- Goal:
In this exercise, the entries below include pictures. Repeat exactly the lines from the line with "Convert this chart" to the line with "Carlito, Calibri, 'Noto", including both, but without the pictures.

Code that draws figures:
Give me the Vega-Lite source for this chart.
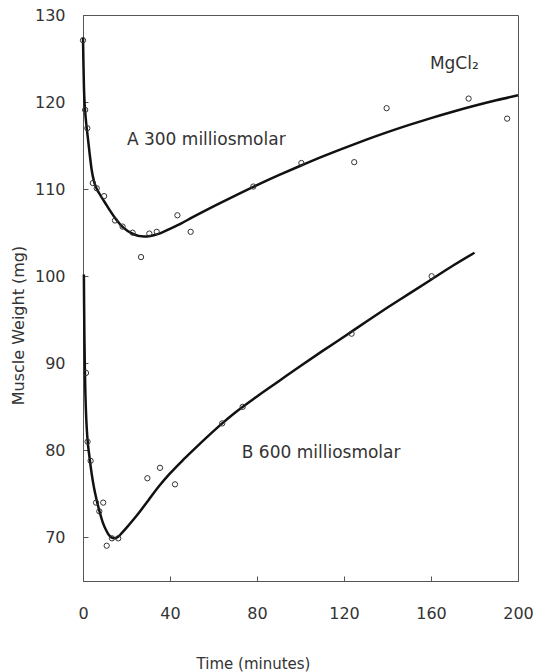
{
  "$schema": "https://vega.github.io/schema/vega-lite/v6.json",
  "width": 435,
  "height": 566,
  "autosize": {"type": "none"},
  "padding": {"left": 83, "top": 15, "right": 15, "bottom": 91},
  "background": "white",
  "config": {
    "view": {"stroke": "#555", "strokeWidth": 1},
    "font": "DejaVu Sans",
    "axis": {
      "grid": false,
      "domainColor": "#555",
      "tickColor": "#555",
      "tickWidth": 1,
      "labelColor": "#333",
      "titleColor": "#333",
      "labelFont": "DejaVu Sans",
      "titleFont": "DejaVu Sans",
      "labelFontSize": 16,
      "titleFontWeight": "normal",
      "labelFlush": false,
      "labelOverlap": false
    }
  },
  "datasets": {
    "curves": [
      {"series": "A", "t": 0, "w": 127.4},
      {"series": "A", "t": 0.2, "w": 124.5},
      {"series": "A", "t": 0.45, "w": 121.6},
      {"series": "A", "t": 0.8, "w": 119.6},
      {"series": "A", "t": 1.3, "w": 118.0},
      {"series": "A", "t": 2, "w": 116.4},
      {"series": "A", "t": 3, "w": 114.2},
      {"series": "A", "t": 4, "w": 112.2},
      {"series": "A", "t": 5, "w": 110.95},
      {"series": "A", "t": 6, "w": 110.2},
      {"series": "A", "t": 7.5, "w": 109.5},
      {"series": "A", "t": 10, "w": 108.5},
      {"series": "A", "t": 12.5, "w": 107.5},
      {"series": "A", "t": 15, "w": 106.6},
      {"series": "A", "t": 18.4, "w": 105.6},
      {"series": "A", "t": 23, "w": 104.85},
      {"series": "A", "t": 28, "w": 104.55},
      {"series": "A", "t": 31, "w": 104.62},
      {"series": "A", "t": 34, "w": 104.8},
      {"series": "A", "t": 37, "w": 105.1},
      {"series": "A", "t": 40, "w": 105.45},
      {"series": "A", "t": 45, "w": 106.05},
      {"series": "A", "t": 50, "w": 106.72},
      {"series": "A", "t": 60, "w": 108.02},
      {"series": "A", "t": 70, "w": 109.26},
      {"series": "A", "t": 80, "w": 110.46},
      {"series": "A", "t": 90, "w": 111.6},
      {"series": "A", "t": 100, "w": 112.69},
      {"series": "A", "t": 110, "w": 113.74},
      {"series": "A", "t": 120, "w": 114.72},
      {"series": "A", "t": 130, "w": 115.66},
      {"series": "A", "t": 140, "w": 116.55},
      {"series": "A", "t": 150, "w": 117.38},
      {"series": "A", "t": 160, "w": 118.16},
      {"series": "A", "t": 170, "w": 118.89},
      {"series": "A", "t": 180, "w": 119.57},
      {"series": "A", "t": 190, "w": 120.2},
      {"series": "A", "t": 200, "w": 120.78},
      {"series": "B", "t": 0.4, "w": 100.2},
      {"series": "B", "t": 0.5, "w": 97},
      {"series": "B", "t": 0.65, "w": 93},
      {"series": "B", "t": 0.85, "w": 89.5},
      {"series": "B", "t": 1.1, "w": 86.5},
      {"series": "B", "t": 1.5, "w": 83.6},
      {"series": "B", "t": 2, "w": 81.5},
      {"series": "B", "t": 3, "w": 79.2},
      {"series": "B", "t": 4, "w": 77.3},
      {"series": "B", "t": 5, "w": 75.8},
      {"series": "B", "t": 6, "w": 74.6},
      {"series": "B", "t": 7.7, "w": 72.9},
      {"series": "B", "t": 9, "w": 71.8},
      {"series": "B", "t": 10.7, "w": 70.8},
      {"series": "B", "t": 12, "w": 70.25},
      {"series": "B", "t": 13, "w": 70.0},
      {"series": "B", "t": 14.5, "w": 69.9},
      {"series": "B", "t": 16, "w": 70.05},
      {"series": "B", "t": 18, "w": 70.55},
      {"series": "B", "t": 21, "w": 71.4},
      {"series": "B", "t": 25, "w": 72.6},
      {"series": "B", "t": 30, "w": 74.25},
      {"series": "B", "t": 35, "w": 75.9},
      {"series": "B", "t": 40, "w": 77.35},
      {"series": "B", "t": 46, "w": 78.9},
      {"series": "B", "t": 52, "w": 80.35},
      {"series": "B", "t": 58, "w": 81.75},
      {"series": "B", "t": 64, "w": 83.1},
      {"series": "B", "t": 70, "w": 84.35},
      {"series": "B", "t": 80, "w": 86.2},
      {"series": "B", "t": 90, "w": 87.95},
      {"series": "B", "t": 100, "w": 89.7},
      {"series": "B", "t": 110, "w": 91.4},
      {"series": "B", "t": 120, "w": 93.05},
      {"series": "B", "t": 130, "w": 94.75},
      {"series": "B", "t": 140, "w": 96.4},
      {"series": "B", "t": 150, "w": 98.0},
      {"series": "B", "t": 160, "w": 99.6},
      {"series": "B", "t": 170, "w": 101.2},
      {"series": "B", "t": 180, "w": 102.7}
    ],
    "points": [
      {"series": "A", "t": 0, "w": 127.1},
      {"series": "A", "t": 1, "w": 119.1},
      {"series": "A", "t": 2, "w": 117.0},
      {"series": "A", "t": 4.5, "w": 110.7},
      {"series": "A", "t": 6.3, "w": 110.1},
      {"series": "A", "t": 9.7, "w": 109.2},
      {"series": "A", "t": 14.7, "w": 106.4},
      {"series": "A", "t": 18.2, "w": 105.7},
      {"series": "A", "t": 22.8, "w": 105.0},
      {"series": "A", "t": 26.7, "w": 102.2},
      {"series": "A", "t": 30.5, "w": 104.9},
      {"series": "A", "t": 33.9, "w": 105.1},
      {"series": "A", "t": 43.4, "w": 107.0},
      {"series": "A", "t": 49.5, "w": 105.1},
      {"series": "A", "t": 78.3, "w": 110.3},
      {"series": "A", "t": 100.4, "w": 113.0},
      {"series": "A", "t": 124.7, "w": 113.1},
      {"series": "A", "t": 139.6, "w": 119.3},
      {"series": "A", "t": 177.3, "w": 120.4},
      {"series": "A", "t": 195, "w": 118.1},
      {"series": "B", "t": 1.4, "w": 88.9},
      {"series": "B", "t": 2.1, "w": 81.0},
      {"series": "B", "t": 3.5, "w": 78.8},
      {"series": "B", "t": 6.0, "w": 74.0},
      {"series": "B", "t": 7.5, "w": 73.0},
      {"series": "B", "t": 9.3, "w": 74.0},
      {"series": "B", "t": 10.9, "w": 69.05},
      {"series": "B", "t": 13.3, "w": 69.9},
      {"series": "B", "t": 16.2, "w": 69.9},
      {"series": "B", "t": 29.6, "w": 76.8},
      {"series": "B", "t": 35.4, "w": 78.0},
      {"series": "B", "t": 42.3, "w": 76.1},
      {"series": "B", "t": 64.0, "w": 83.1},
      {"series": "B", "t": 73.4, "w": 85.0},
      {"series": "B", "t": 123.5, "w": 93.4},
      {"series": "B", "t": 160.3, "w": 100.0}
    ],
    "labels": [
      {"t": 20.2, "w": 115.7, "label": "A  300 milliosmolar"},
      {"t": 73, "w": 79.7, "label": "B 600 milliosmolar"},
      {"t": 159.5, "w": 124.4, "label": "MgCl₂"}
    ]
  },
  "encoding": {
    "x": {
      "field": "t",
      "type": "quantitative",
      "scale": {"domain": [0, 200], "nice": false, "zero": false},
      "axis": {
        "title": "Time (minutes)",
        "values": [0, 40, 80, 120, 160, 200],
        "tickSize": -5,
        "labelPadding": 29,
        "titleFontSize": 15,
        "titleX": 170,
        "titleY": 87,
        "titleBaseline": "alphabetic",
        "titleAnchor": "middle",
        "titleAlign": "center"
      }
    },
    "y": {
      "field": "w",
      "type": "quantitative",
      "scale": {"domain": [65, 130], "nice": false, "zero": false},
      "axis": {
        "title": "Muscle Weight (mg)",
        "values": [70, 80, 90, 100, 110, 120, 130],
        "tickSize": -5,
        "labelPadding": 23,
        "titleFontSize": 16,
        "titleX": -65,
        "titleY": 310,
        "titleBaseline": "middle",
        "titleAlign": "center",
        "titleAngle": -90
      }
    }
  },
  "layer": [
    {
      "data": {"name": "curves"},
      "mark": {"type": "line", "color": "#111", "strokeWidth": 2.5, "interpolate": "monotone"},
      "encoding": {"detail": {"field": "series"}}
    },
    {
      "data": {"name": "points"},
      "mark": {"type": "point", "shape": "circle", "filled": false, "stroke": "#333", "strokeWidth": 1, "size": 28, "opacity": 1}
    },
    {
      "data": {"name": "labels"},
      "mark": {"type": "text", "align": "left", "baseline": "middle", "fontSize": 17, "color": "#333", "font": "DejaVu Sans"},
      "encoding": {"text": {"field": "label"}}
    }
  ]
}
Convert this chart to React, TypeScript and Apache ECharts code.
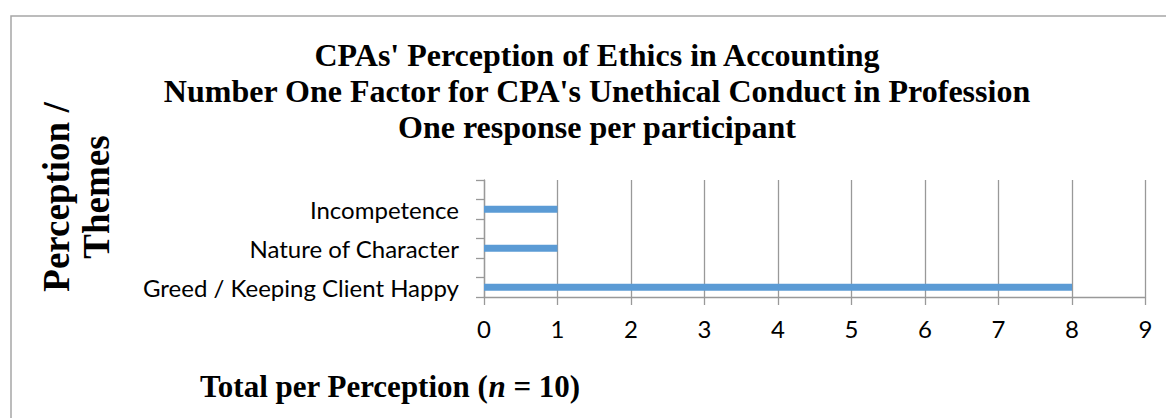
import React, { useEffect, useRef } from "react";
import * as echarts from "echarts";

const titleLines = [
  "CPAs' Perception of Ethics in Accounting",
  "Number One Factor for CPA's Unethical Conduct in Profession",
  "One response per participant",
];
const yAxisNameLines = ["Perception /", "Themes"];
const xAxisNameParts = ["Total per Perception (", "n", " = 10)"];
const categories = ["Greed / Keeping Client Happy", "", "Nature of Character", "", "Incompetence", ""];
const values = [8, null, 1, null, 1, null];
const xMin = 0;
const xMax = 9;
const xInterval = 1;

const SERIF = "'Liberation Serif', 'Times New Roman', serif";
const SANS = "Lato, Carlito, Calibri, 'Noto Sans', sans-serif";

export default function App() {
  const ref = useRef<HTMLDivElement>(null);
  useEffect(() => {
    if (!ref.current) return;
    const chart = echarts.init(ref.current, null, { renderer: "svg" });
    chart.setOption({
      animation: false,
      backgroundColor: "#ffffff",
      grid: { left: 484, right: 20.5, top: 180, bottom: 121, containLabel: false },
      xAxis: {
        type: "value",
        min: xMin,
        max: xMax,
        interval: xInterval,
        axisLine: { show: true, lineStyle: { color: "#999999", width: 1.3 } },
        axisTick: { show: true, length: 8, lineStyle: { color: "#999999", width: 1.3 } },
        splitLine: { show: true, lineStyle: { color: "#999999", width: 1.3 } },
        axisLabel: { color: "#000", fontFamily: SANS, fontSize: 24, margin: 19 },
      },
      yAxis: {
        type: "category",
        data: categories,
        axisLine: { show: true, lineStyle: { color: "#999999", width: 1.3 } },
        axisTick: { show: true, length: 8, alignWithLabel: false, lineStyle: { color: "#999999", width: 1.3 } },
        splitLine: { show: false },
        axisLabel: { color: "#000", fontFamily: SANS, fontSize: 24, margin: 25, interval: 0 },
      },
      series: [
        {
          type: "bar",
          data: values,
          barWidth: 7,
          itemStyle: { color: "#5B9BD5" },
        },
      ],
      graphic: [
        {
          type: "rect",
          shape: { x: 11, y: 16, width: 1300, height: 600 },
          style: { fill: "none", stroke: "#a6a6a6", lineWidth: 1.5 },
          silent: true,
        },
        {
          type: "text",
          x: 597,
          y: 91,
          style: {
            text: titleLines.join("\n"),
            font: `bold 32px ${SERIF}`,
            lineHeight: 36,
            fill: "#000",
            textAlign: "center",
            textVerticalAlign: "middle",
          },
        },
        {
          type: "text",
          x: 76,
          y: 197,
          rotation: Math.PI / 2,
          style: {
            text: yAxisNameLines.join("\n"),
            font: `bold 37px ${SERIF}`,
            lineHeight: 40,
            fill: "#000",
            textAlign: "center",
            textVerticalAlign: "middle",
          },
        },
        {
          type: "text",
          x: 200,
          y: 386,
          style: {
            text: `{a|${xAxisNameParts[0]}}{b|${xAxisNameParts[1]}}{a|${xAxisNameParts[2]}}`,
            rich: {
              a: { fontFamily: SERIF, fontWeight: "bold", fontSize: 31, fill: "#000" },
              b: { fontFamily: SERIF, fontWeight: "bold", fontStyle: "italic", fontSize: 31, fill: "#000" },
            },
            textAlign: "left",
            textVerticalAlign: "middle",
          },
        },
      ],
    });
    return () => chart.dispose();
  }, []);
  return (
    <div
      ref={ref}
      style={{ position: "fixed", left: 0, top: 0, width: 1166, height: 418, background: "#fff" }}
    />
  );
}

- The solution:
Convert this chart to React, TypeScript and Apache ECharts code.
import React, { useEffect, useRef } from "react";
import * as echarts from "echarts";

const titleLines = [
  "CPAs' Perception of Ethics in Accounting",
  "Number One Factor for CPA's Unethical Conduct in Profession",
  "One response per participant",
];
const yAxisNameLines = ["Perception /", "Themes"];
const xAxisNameParts = ["Total per Perception (", "n", " = 10)"];
const categories = ["Greed / Keeping Client Happy", "", "Nature of Character", "", "Incompetence", ""];
const values = [8, null, 1, null, 1, null];
const xMin = 0;
const xMax = 9;
const xInterval = 1;

const SERIF = "'Liberation Serif', 'Times New Roman', serif";
const SANS = "Lato, Carlito, Calibri, 'Noto Sans', sans-serif";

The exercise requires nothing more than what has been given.